The group’s solicitation request came up on the May 13 village council agenda.
This time, not a single commissioner would even make a motion to approve the group’s application for a permit.
“The motion dies,” said Calderone, and quickly moved on to the next agenda item.
When asked why he didn’t even make a motion so the matter could be discussed, Hoskins said he “regretted not making a motion on that.”
“You just have to pick your battles,” Hoskins said, adding, “If [PIRG] decided to sue the village over this, I wouldn’t be surprised.” Hoskins said the village’s machinations were influenced by “national right-wing agendas.”

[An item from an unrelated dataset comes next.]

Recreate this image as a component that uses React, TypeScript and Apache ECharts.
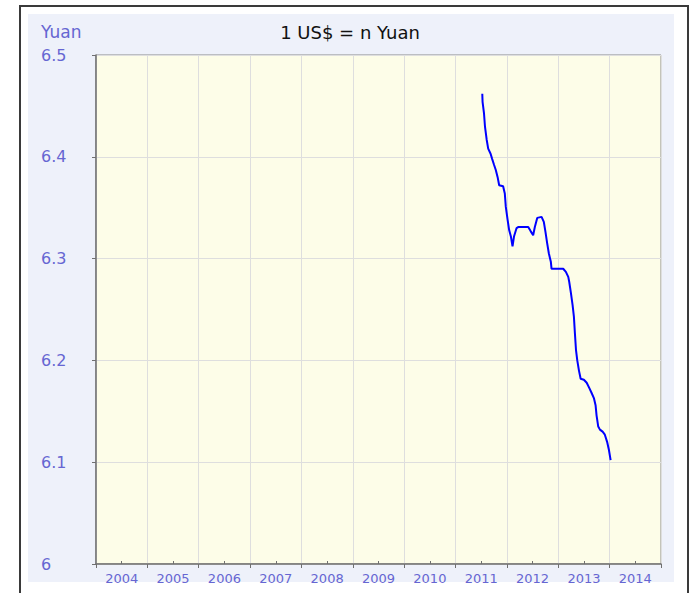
import React, { useEffect, useRef } from "react";
import * as echarts from "echarts";

const yearLabels = ["2004", "2005", "2006", "2007", "2008", "2009", "2010", "2011", "2012", "2013", "2014"];
const yTicks = [6, 6.1, 6.2, 6.3, 6.4, 6.5];

const rateDates = [
  "2011-07-10", "2011-07-12", "2011-07-22", "2011-07-29", "2011-08-10", "2011-08-21",
  "2011-09-07", "2011-09-18", "2011-10-02", "2011-10-14", "2011-10-27", "2011-11-07",
  "2011-12-05", "2011-12-17", "2011-12-24", "2012-01-06", "2012-01-17", "2012-01-29",
  "2012-02-10", "2012-02-21", "2012-03-10", "2012-03-21", "2012-06-01", "2012-06-18",
  "2012-07-06", "2012-07-18", "2012-08-04", "2012-09-04", "2012-09-20", "2012-10-02",
  "2012-10-14", "2012-10-26", "2012-11-09", "2012-11-14", "2013-02-05", "2013-02-24",
  "2013-03-13", "2013-03-20", "2013-04-01", "2013-04-13", "2013-04-22", "2013-04-29",
  "2013-05-07", "2013-05-16", "2013-05-28", "2013-06-09", "2013-07-02", "2013-07-22",
  "2013-08-09", "2013-08-26", "2013-09-11", "2013-09-23", "2013-09-30", "2013-10-12",
  "2013-10-24", "2013-11-12", "2013-11-28", "2013-12-14", "2013-12-27", "2014-01-08",
];
const rateValues = [
  6.462, 6.454, 6.443, 6.430, 6.417, 6.408,
  6.403, 6.398, 6.392, 6.387, 6.380, 6.372,
  6.371, 6.364, 6.351, 6.338, 6.328, 6.322,
  6.312, 6.322, 6.330, 6.331, 6.331, 6.327,
  6.323, 6.331, 6.340, 6.341, 6.336, 6.326,
  6.315, 6.305, 6.297, 6.290, 6.290, 6.287,
  6.282, 6.277, 6.266, 6.254, 6.243, 6.227,
  6.210, 6.200, 6.190, 6.182, 6.181, 6.178,
  6.173, 6.168, 6.163, 6.156, 6.146, 6.135,
  6.132, 6.130, 6.127, 6.120, 6.112, 6.102,
];

function toDecimalYear(s: string): number {
  const [y, m, d] = s.split("-").map(Number);
  const start = Date.UTC(y, 0, 1);
  const end = Date.UTC(y + 1, 0, 1);
  const t = Date.UTC(y, m - 1, d);
  return y + (t - start) / (end - start);
}

const LABEL_BLUE = "#6666d2";
const FONT = "'DejaVu Sans', Verdana, sans-serif";

export default function App() {
  const ref = useRef<HTMLDivElement>(null);
  useEffect(() => {
    if (!ref.current) return;
    const chart = echarts.init(ref.current, null, { renderer: "svg" });
    const data = rateDates.map((d, i) => [toDecimalYear(d), rateValues[i]]);
    chart.setOption({
      animation: false,
      backgroundColor: "#ffffff",
      graphic: [
        {
          type: "rect",
          z: -10,
          shape: { x: 20, y: 6, width: 668, height: 620 },
          style: { fill: "#ffffff", stroke: "#3a3a3a", lineWidth: 2 },
        },
        {
          type: "rect",
          z: -9,
          shape: { x: 28, y: 14, width: 646, height: 568 },
          style: { fill: "#eef1fa" },
        },
        {
          type: "text",
          x: 41,
          y: 32,
          style: {
            text: "Yuan",
            fill: LABEL_BLUE,
            font: `17px ${FONT}`,
            textVerticalAlign: "middle",
            textAlign: "left",
          },
        },
        {
          type: "text",
          x: 350,
          y: 32,
          style: {
            text: "1 US$ = n Yuan",
            fill: "#111111",
            font: `18px ${FONT}`,
            textVerticalAlign: "middle",
            textAlign: "center",
          },
        },
      ],
      grid: {
        left: 96,
        top: 55,
        right: 29,
        bottom: 29,
        show: true,
        backgroundColor: "#fdfde8",
        borderColor: "#8a8a8a",
        borderWidth: 1,
      },
      xAxis: [
        {
          type: "value",
          min: 2004,
          max: 2015,
          interval: 1,
          position: "bottom",
          axisLine: { show: true, onZero: false, lineStyle: { color: "#707070", width: 1.5 } },
          axisTick: { show: true, length: 4, lineStyle: { color: "#707070" } },
          axisLabel: { show: false },
          splitLine: { show: true, lineStyle: { color: "#dedede", width: 1 } },
        },
        {
          type: "category",
          data: yearLabels,
          position: "bottom",
          boundaryGap: true,
          axisLine: { show: false },
          axisTick: {
            show: true,
            alignWithLabel: true,
            inside: true,
            length: 3,
            lineStyle: { color: "#707070" },
          },
          axisLabel: {
            color: LABEL_BLUE,
            fontSize: 13,
            fontFamily: FONT,
            margin: 8,
          },
          splitLine: { show: false },
        },
      ],
      yAxis: {
        type: "value",
        min: yTicks[0],
        max: yTicks[yTicks.length - 1],
        interval: 0.1,
        axisLine: { show: true, onZero: false, lineStyle: { color: "#707070", width: 1.5 } },
        axisTick: { show: true, length: 4, lineStyle: { color: "#707070" } },
        axisLabel: {
          color: LABEL_BLUE,
          fontSize: 16,
          fontFamily: FONT,
          align: "left",
          margin: 55,
          formatter: (v: number) => (Math.abs(v - 6) < 1e-9 ? "6" : v.toFixed(1)),
        },
        splitLine: { show: true, lineStyle: { color: "#dedede", width: 1 } },
      },
      series: [
        {
          type: "line",
          xAxisIndex: 0,
          data,
          showSymbol: false,
          symbol: "none",
          lineStyle: { color: "#0000ff", width: 2 },
        },
      ],
    });
    return () => chart.dispose();
  }, []);
  return (
    <div
      ref={ref}
      style={{ position: "fixed", left: 0, top: 0, width: 690, height: 593 }}
    />
  );
}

Harris also seemed to express regret for not making the motion May 13, in hindsight in an email: “[PIRG]’s request has been shot down by Mannix/Hosty each time it comes up, and it would have again. Is that a reason not to make a motion? No. It should have been, just so they could have [voted against it] again,” said Harris, who thinks the perception of PIRG as a progressive liberal group was behind the vote.
“If it came up again, and it should, I would make the motion or second it,” Harris added. “I don’t think it’s our job as a council to suppress groups based on perceived political leanings. That’s just wrong.”
“They have no political courage” was how Mannix last week characterized the inaction by Hoskins and Harris at the May 13 meeting. “They have just as much right as I do to make a motion and second it and vote it up and down.”
The last time all council members declined to allow a motion to get to vote on a village agenda item was when Scratch Kitchen applied for a liquor license in December 2012. Harris made the motion to allow the liquor license, but no other commissioner would second the motion. Owner Patrick O’Brien begged for a second consideration and a community Facebook Page supporting the restaurant’s plight quickly garnered more than 400 “likes.” The council approved the liquor license at the next council meeting.
This aritcle was updated to correct the description of the Dec. 12 Village Council meeting.